While other errors are urged here, especially one relating to the authorization of a judgment for more than $200 under Section 1465-89, General Code, the chief question urged, and dispositive of the case, is: Does the evidence support the verdict finding that the plaintiff below was injured in the course of her employment?
This question was raised, not only in the court's general charge, but by the commission's motion for *44 a directed verdict at the close of the entire evidence. In its general charge the court stated to the jury that, if they found that the plaintiff during the time she received compensation from her employer "and with the permission and consent and under the rules and regulations of the H. S. Pogue Company, left her place in the shoe department for a time for purposes of her own, the continuing of her employment, in the course of her employment, is not impaired by such conduct or act upon her part," and if she was injured while in the act, and with the consent and knowledge and under the rules of the H. S. Pogue Company she was paid during this time, then they could consider all those circumstances in determining whether or not she was injured during the course of her employment.
It is very manifest from the record that the court's charge respecting the rules and regulations of the employer granting the privilege to its employees of going, before 10 o'clock a. m., to other departments for the purpose of purchasing articles for their personal use, was efficacious in procuring the verdict and the necessary finding in its support that the employee was within the course of her employment.

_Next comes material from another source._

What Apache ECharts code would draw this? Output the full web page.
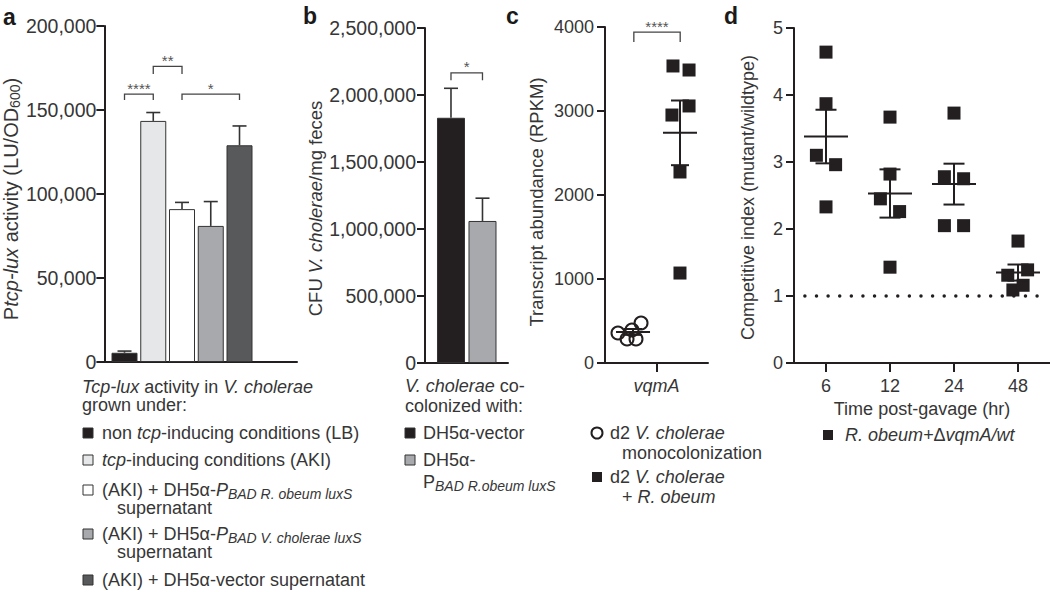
<!DOCTYPE html>
<html><head><meta charset="utf-8">
<script src="https://cdn.jsdelivr.net/npm/echarts@6/dist/echarts.min.js"></script>
<style>html,body{margin:0;padding:0;background:#fff}#c{width:1050px;height:592px}</style>
</head><body><div id="c"></div>
<script>
// ---------------- Panel a ----------------
const aPos = [1, 2, 3, 4, 5];
const aValues = [5500, 143500, 91000, 81000, 129000];
const aErrUpper = [6500, 148500, 95000, 95500, 140500];
const aColors = ['#231f20', '#e6e7e8', '#ffffff', '#a7a9ac', '#58595b'];
const aTicks = [0, 50000, 100000, 150000, 200000];
const aSig = [[1, 2, 159500, 156000], [2, 3, 176000, 171500], [3, 5, 159500, 156000]];
const aSigLabels = ['****', '**', '*'];
const aLegendTitle = ['{i|Tcp-lux} activity in {i|V. cholerae}', 'grown under:'];
const aLegendItems = [
  ['non {i|tcp}-inducing conditions (LB)'],
  ['{i|tcp}-inducing conditions (AKI)'],
  ['(AKI) + DH5α-{i|P}{si|BAD R. obeum luxS}', 'supernatant'],
  ['(AKI) + DH5α-{i|P}{si|BAD V. cholerae luxS}', 'supernatant'],
  ['(AKI) + DH5α-vector supernatant']
];
// ---------------- Panel b ----------------
const bPos = [1, 2];
const bValues = [1830000, 1060000];
const bErrUpper = [2050000, 1230000];
const bColors = ['#231f20', '#a7a9ac'];
const bTicks = [0, 500000, 1000000, 1500000, 2000000, 2500000];
const bSig = [[1, 2, 2165000, 2110000]];
const bSigLabels = ['*'];
const bLegendTitle = ['{i|V. cholerae} co-', 'colonized with:'];
const bLegendItems = [['DH5α-vector'], ['DH5α-', 'P{si|BAD R.obeum luxS}']];
// ---------------- Panel c ----------------
const cCategories = ['vqmA'];
const cTicks = [0, 1000, 2000, 3000, 4000];
const cMonoValues = [357, 286, 286, 393, 476];
const cMonoJitter = [-0.374, -0.286, -0.199, -0.238, -0.150];
const cRobValues = [3536, 3488, 2952, 3060, 2274, 1071];
const cRobJitter = [0.16, 0.316, 0.15, 0.316, 0.228, 0.228];
const cGroupX = [-0.228, 0.228];
const cMean = [370, 2740];
const cSem = [35, 385];
const cSig = [[-0.22, 0.23, 3940, 3820]];
const cSigLabels = ['****'];
const cLegendItems = [['d2 {i|V. cholerae}', 'monocolonization'], ['d2 {i|V. cholerae}', '+ {i|R. obeum}']];
// ---------------- Panel d ----------------
const dCategories = ['6', '12', '24', '48'];
const dTicks = [0, 1, 2, 3, 4, 5];
const dValues = [
  [4.64, 3.87, 3.10, 2.96, 2.33],
  [3.67, 2.82, 2.45, 2.26, 1.43],
  [3.73, 2.78, 2.75, 2.05, 2.05],
  [1.82, 1.39, 1.31, 1.09, 1.16]
];
const dJitter = [
  [0, 0, -0.15, 0.15, 0],
  [0, 0, -0.15, 0.15, 0],
  [0, -0.15, 0.15, -0.15, 0.15],
  [0, 0.15, -0.16, -0.08, 0.08]
];
const dMean = [3.38, 2.53, 2.67, 1.35];
const dSem = [0.40, 0.36, 0.305, 0.12];
const dRefLine = [[-0.33, 1], [3.39, 1]];
const dLegend = '{i|R. obeum+}Δ{i|vqmA/wt}';
const dXName = 'Time post-gavage (hr)';

// ---------------- styles ----------------
const FONT = '"Liberation Sans", Arial, Helvetica, sans-serif';
const INK = '#231f20';
const TXT = '#363636';
const FS = 18;

function richStyles(fs) {
  return {
    n: {fontSize: fs, fontFamily: FONT, color: TXT, fill: TXT, lineHeight: 22, verticalAlign: 'middle'},
    i: {fontSize: fs, fontFamily: FONT, color: TXT, fill: TXT, fontStyle: 'italic', lineHeight: 22, verticalAlign: 'middle'},
    s: {fontSize: Math.round(fs * 0.68), fontFamily: FONT, color: TXT, fill: TXT, lineHeight: 12, verticalAlign: 'bottom'},
    si: {fontSize: 14, fontFamily: FONT, color: TXT, fill: TXT, fontStyle: 'italic', lineHeight: 13, verticalAlign: 'bottom'}
  };
}

function yAxisCfg(grid, ticks, name, gap, pad, fmt, margin, lfs, nfs) {
  return {
    type: 'value', gridIndex: grid, min: ticks[0], max: ticks[ticks.length - 1], interval: ticks[1] - ticks[0],
    axisLine: {show: true, onZero: false, lineStyle: {color: INK, width: 2}},
    axisTick: {show: true, length: 8, lineStyle: {color: INK, width: 2}},
    axisLabel: {color: TXT, fontSize: lfs, fontFamily: FONT, margin: margin, formatter: fmt},
    splitLine: {show: false},
    name: name, nameLocation: 'middle', nameGap: gap, nameRotate: 90,
    nameTextStyle: {color: TXT, fontSize: nfs, fontFamily: FONT, padding: pad, rich: richStyles(nfs)}
  };
}
function hiddenX(grid, min, max, showLine) {
  return {
    type: 'value', gridIndex: grid, min: min, max: max, show: true,
    axisLine: {show: showLine, onZero: false, lineStyle: {color: INK, width: 2}},
    axisTick: {show: false}, axisLabel: {show: false}, splitLine: {show: false}
  };
}
function catX(grid, cats, extra) {
  return Object.assign({
    type: 'category', gridIndex: grid, data: cats, boundaryGap: true, position: 'bottom',
    axisLine: {show: true, onZero: false, lineStyle: {color: INK, width: 2}},
    axisTick: {show: true, alignWithLabel: true, length: 9, lineStyle: {color: INK, width: 2}},
    axisLabel: {color: TXT, fontSize: FS, fontFamily: FONT, margin: 14},
    splitLine: {show: false}
  }, extra || {});
}

function errRender(params, api) {
  const x = api.value(0), v = api.value(1), e = api.value(2);
  const p0 = api.coord([x, v]), p1 = api.coord([x, e]);
  const st = {stroke: '#333', lineWidth: 1.6};
  return {type: 'group', children: [
    {type: 'line', shape: {x1: p0[0], y1: p0[1], x2: p1[0], y2: p1[1]}, style: st},
    {type: 'line', shape: {x1: p1[0] - 7, y1: p1[1], x2: p1[0] + 7, y2: p1[1]}, style: st}
  ]};
}
function bracketRender(labels) {
  return function (params, api) {
    const x1 = api.value(0), x2 = api.value(1), yt = api.value(2), yb = api.value(3);
    const a = api.coord([x1, yb]), b = api.coord([x1, yt]), c = api.coord([x2, yt]), d = api.coord([x2, yb]);
    return {type: 'group', children: [
      {type: 'polyline', shape: {points: [a, b, c, d]}, style: {stroke: '#444', lineWidth: 1.3, fill: null}},
      {type: 'text', x: (b[0] + c[0]) / 2, y: b[1] - 6,
        style: {text: labels[params.dataIndex], fontSize: 15, fontFamily: FONT, fill: '#555', align: 'center', verticalAlign: 'middle'}}
    ]};
  };
}
function meanRender(hw, hc) {
  return function (params, api) {
    const x = api.value(0), m = api.value(1), s = api.value(2);
    const pm = api.coord([x, m]), pt = api.coord([x, m + s]), pb = api.coord([x, m - s]);
    const st = {stroke: INK, lineWidth: 2};
    return {type: 'group', children: [
      {type: 'line', shape: {x1: pm[0] - hw, y1: pm[1], x2: pm[0] + hw, y2: pm[1]}, style: st},
      {type: 'line', shape: {x1: pt[0], y1: pt[1], x2: pb[0], y2: pb[1]}, style: st},
      {type: 'line', shape: {x1: pt[0] - hc, y1: pt[1], x2: pt[0] + hc, y2: pt[1]}, style: st},
      {type: 'line', shape: {x1: pb[0] - hc, y1: pb[1], x2: pb[0] + hc, y2: pb[1]}, style: st}
    ]};
  };
}

// ---------------- graphic helpers (legends, panel letters) ----------------
const graphics = [];
function gText(x, y, text, extra) {
  graphics.push({type: 'text', x: x, y: y, silent: true, style: Object.assign({
    text: text, fontSize: FS, fontFamily: FONT, fill: TXT, align: 'left', verticalAlign: 'middle', rich: richStyles(FS)
  }, extra || {})});
}
function gRect(x, y, fill) {
  graphics.push({type: 'rect', silent: true, shape: {x: x, y: y - 5, width: 10, height: 10},
    style: {fill: fill, stroke: '#333', lineWidth: 1}});
}
function toRich(s) { return s.replace(/(^|\})([^{}]+?)(?=\{|$)/g, function (m, p, t) { return p + '{n|' + t + '}'; }); }

// panel letters
[['a', 3, 17], ['b', 303, 16], ['c', 506, 16], ['d', 724, 16]].forEach(function (l) {
  gText(l[1], l[2], l[0], {fontSize: 23, fontWeight: 'bold', fill: '#1a1a1a', rich: undefined});
});
// legend a
gText(82, 387, toRich(aLegendTitle[0]));
gText(82, 405, toRich(aLegendTitle[1]));
const aItemY = [433, 460, 490, 534, 580];
aLegendItems.forEach(function (it, i) {
  gRect(83, aItemY[i], aColors[i]);
  gText(102, aItemY[i], toRich(it[0]));
  if (it[1]) gText(117, aItemY[i] + 18, toRich(it[1]));
});
// legend b
gText(405, 386, toRich(bLegendTitle[0]));
gText(405, 406, toRich(bLegendTitle[1]));
const bItemY = [433, 460];
bLegendItems.forEach(function (it, i) {
  gRect(405, bItemY[i], bColors[i]);
  gText(423, bItemY[i], toRich(it[0]));
  if (it[1]) gText(423, bItemY[i] + 22, toRich(it[1]));
});
// legend c
graphics.push({type: 'circle', silent: true, shape: {cx: 597, cy: 433, r: 5.5}, style: {fill: 'none', stroke: INK, lineWidth: 2}});
graphics.push({type: 'rect', silent: true, shape: {x: 592, y: 472, width: 10, height: 10}, style: {fill: INK}});
const cItemY = [433, 477];
cLegendItems.forEach(function (it, i) {
  gText(610, cItemY[i], toRich(it[0]));
  gText(622, cItemY[i] + 20, toRich(it[1]));
});
// legend d
graphics.push({type: 'rect', silent: true, shape: {x: 823, y: 430, width: 10, height: 10}, style: {fill: INK}});
gText(845, 435, toRich(dLegend));

const option = {
  animation: false,
  backgroundColor: '#ffffff',
  grid: [
    {left: 101, top: 26, width: 196, height: 336},
    {left: 425, top: 28, width: 83, height: 335},
    {left: 605, top: 27, width: 103, height: 336},
    {left: 794, top: 28, width: 261, height: 335}
  ],
  xAxis: [
    hiddenX(0, 0.3, 7, true),
    hiddenX(1, 0.175, 2.81, true),
    catX(2, cCategories, {axisLabel: {color: TXT, fontSize: FS, fontFamily: FONT, fontStyle: 'italic', margin: 14}}),
    Object.assign(hiddenX(2, -0.5, 0.5, false), {position: 'bottom'}),
    catX(3, dCategories, {name: dXName, nameLocation: 'middle', nameGap: 37,
      nameTextStyle: {color: TXT, fontSize: FS, fontFamily: FONT}}),
    Object.assign(hiddenX(3, -0.5, 3.5, false), {position: 'bottom'})
  ],
  yAxis: [
    yAxisCfg(0, aTicks, '{n|P}{i|tcp-lux}{n| activity (LU/OD}{s|600}{n|)}', 77, [0, 10, 0, 0],
      function (v) { return v.toLocaleString('en-US'); }, 8, 19.5, 20),
    yAxisCfg(1, bTicks, '{n|CFU }{i|V. cholerae}{n|/mg feces}', 96, [0, 26, 0, 0],
      function (v) { return v.toLocaleString('en-US'); }, 9, 19.5, 18.5),
    yAxisCfg(2, cTicks, '{n|Transcript abundance (RPKM)}', 58, [0, 14, 0, 0], function (v) { return String(v); }, 11, 18, 18.5),
    yAxisCfg(3, dTicks, '{n|Competitive index (mutant/wildtype)}', 35, [0, 4, 0, 0], function (v) { return String(v); }, 11, 18, 18)
  ],
  graphic: graphics,
  series: [
    // panel a
    {type: 'bar', xAxisIndex: 0, yAxisIndex: 0, barWidth: 26, silent: true,
      itemStyle: {borderColor: '#333', borderWidth: 1},
      data: aPos.map(function (x, i) { return {value: [x, aValues[i]], itemStyle: {color: aColors[i]}}; })},
    {type: 'custom', xAxisIndex: 0, yAxisIndex: 0, silent: true, z: 3, renderItem: errRender, encode: {x: 0, y: [1, 2]},
      data: aPos.map(function (x, i) { return [x, aValues[i], aErrUpper[i]]; })},
    {type: 'custom', xAxisIndex: 0, yAxisIndex: 0, silent: true, renderItem: bracketRender(aSigLabels), encode: {x: [0, 1], y: [2, 3]},
      data: aSig},
    // panel b
    {type: 'bar', xAxisIndex: 1, yAxisIndex: 1, barWidth: 28, silent: true,
      itemStyle: {borderColor: '#333', borderWidth: 1},
      data: bPos.map(function (x, i) { return {value: [x, bValues[i]], itemStyle: {color: bColors[i]}}; })},
    {type: 'custom', xAxisIndex: 1, yAxisIndex: 1, silent: true, z: 3, renderItem: errRender, encode: {x: 0, y: [1, 2]},
      data: bPos.map(function (x, i) { return [x, bValues[i], bErrUpper[i]]; })},
    {type: 'custom', xAxisIndex: 1, yAxisIndex: 1, silent: true, renderItem: bracketRender(bSigLabels), encode: {x: [0, 1], y: [2, 3]},
      data: bSig},
    // panel c
    {type: 'scatter', xAxisIndex: 3, yAxisIndex: 2, silent: true, symbol: 'circle', symbolSize: 13,
      itemStyle: {color: 'rgba(0,0,0,0)', borderColor: INK, borderWidth: 2, opacity: 1},
      data: cMonoValues.map(function (v, i) { return [cMonoJitter[i], v]; })},
    {type: 'scatter', xAxisIndex: 3, yAxisIndex: 2, silent: true, symbol: 'rect', symbolSize: 13,
      itemStyle: {color: INK, opacity: 1},
      data: cRobValues.map(function (v, i) { return [cRobJitter[i], v]; })},
    {type: 'custom', xAxisIndex: 3, yAxisIndex: 2, silent: true, z: 4, renderItem: meanRender(17, 9), encode: {x: 0, y: 1},
      data: cGroupX.map(function (x, i) { return [x, cMean[i], cSem[i]]; })},
    {type: 'custom', xAxisIndex: 3, yAxisIndex: 2, silent: true, renderItem: bracketRender(cSigLabels), encode: {x: [0, 1], y: [2, 3]},
      data: cSig},
    // panel d
    {type: 'line', xAxisIndex: 5, yAxisIndex: 3, silent: true, symbol: 'none', z: 1,
      lineStyle: {color: INK, width: 3.5, type: [0.01, 11.6], cap: 'round'},
      data: dRefLine},
    {type: 'scatter', xAxisIndex: 5, yAxisIndex: 3, silent: true, symbol: 'rect', symbolSize: 13,
      itemStyle: {color: INK, opacity: 1},
      data: [].concat.apply([], dValues.map(function (arr, g) { return arr.map(function (v, k) { return [g + dJitter[g][k], v]; }); }))},
    {type: 'custom', xAxisIndex: 5, yAxisIndex: 3, silent: true, z: 4, renderItem: meanRender(22, 10.5), encode: {x: 0, y: 1},
      data: dMean.map(function (m, g) { return [g, m, dSem[g]]; })}
  ]
};
const chart = echarts.init(document.getElementById('c'), null, {renderer: 'svg'});
chart.setOption(option);
</script></body></html>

The state insurance fund is established and maintained from contributions made by various employers in the state. The state is directly and the contributing employers are indirectly interested in the state insurance fund, and in its administration.
An official of the employer testified that the rules and regulations granting to its employees the privilege of using a part of their time for purchasing articles for their personal use established a custom *45 in their industry, which was "incidental to the employment of said employee." No custom, rule, or regulation, adopted by an employer, will be permitted to place an employee in his employment, if no employment in fact existed at the time of the injury, or if such custom, rule, or regulation materially changes the ordinary and commonly accepted meaning of the phrase "in the course of employment."
Under our statute the term "employee" is construed to mean a"person in the service" of an employer. Section 1465-61, General Code. Many cases arise, some of which have been reported by this court, in which acts of service occupy a twilight zone, where employees are given the benefits of the compensation law when their connection with the employment at the time of the injury was incidental and their service to the employer was indirect: and in such cases it has been the established rule of this court that our Workmen's Compensation Law (Sections 1465-37 to 1465-108, General Code) should be liberally construed in favor of the injured employee; but in any case the employee in order to recover compensation must be "in the service" of the employer.
Under Section 35, Article II, of our Constitution, and the law enacted pursuant thereto, the phrase "in the course of * * * employment" connotes an injury sustained in the performance of some required act done directly or indirectly in the service of the employer. More than ten years ago this court decided that these provisions of our Constitution and law did not cover an injury disconnected with and caused outside of the employment. Fassig *46
v. State, ex rel. Turner, Atty. Genl.,
At the time of her injury the defendant in error was not acting for her employer, nor engaged in its service: she was exercising a personal privilege which in no wise fell within the employment for which she had been engaged; she was seeking a personal benefit, and at the time of her injury occupied the relation of a customer to her employer, and not the relation of an employee; she was not under her employer's control. Had she exercised the privilege of going elsewhere to buy this rug, it could scarcely be maintained that her employer would be liable. The privilege which she did exercise was not required under the terms of her contract, but was purely personal, and its exercise was not incidental to the performance of any required duty. An employee who is injured when engaged, not in the service of an employer, but in pursuance of the employee's private and personal business, disconnected with the employment, is not entitled to compensation under the Workmen's Compensation Law.
The charge of the trial court stressing the effect of the rules and regulations of the employer was misleading and erroneous. Furthermore, at the close of the case in the trial court, that court should *47 have sustained the motion of the commission for judgment in its favor on the undisputed facts.
The judgment of the Court of Appeals is reversed, and, proceeding to render the judgment which that court should have rendered, the judgment of the Court of Common Pleas is reversed and final judgment entered in favor of the plaintiff in error.
Judgment reversed.
MARSHALL, C.J., DAY, KINKADE, ROBINSON and MATTHIAS, JJ., concur.
ALLEN, J., concurs in propositions 2 and 3 of the syllabus and in the judgment.